I use “accelerate launch” to launch the distributed training across multiple GPUs. The training on a single machine works fine, but takes too long so i want to utilize multiple machines / nodes.
The accelerate/examples/slurm/submit_multinode.sh file offers an example on how to launch a training script with SLURM on multiple nodes with accelerate launch.
When I try to launch the run_mlm.py script in the same manner, the socket times out due to no communication (increasing the timeout does not fix this):
File ".env/lib/python3.9/site-packages/torch/distributed/elastic/utils/store.py", line 64, in synchronize
data = store.get(f"{prefix}{idx}")
File ".env/lib/python3.9/site-packages/torch/distributed/elastic/utils/store.py", line 34, in get_all
RuntimeError: Socket Timeout
agent_data = get_all(store, rank, key_prefix, world_size)
RuntimeError: Socket Timeout
I tried to replicated what the accelerate/examples/complete_nlp_example.py used for training in the example does differently but could not figure it out!

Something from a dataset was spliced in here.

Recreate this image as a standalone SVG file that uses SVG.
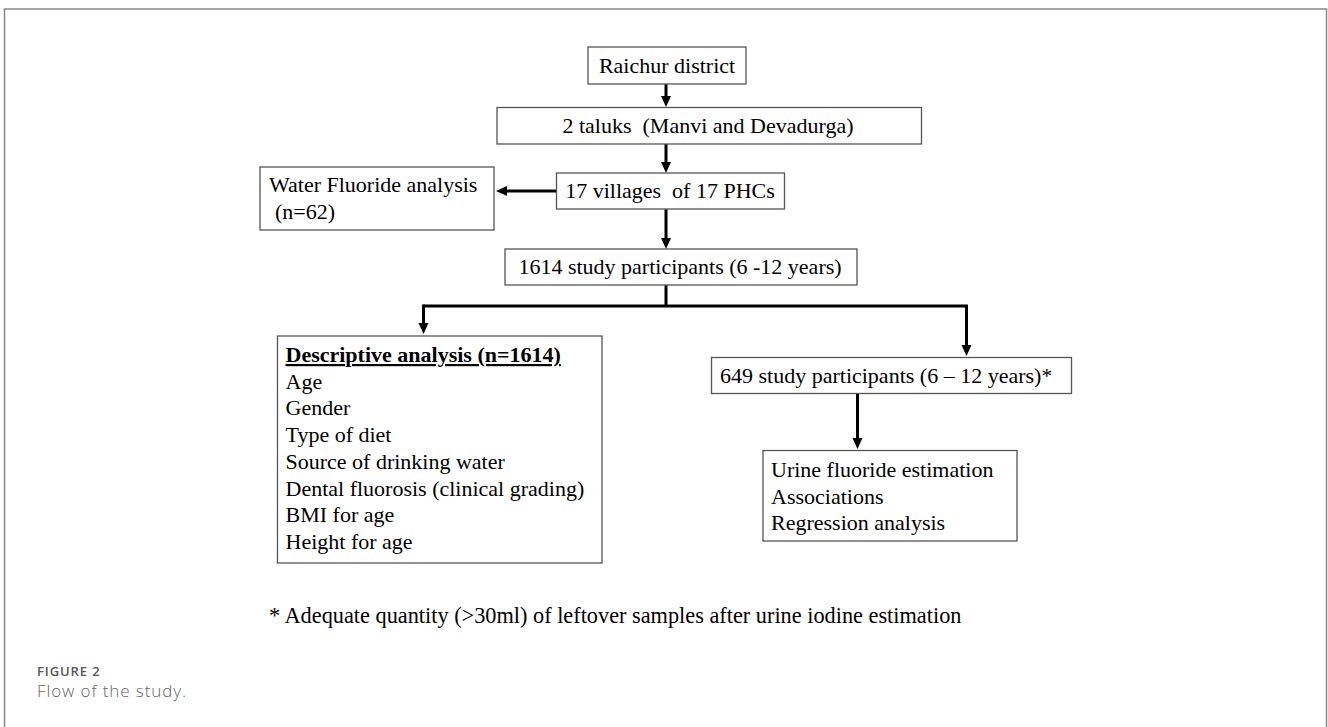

How would I need to configure the run_mlm.py script to be executable over multiple nodes via “accelerate launch”? I.e. are there generally some special requirements for a training script from multi-GPU to run on multiple GPU Nodes?
The shell script is as close as possible to the submit_multinode.sh example and my launch prompt:
srun accelerate launch \
--multi_gpu \
--num_processes 8
--num_machines 4 \
--mixed_precision fp16 \
--dynamo_backend cudagraphs \
--main_process_ip $head_node_ip \
--main_process_port 29500 \
--machine_rank 0 \
"./transformers/examples/pytorch/language-modeling/run_mlm.py" \
--model_type bert \
--config_name ./config.json \
--tokenizer_name hyperinfer/legal-tokenizer \
--dataset_name hyperinfer/old_cases_and_laws \
--per_device_train_batch_size 4 \
--per_device_eval_batch_size 4 \
--gradient_accumulation_steps 96 \
--learning_rate 1e-4 \
--dataloader_pin_memory \
--dataloader_num_workers 16 \
--fp16 \
--do_train \
--do_eval \
--output_dir ./output \
--overwrite_output_dir \
The model config.json:
{
"attention_probs_dropout_prob": 0.1,
"classifier_dropout": null,
"hidden_act": "gelu",
"hidden_dropout_prob": 0.1,
"hidden_size": 768,
"initializer_range": 0.02,
"intermediate_size": 3072,
"layer_norm_eps": 1e-12,
"max_position_embeddings": 1024,
"model_type": "bert",
"num_attention_heads": 12,
"num_hidden_layers": 12,
"pad_token_id": 0,
"position_embedding_type": "absolute",
"transformers_version": "4.35.2",
"type_vocab_size": 2,
"use_cache": true,
"vocab_size": 100000
}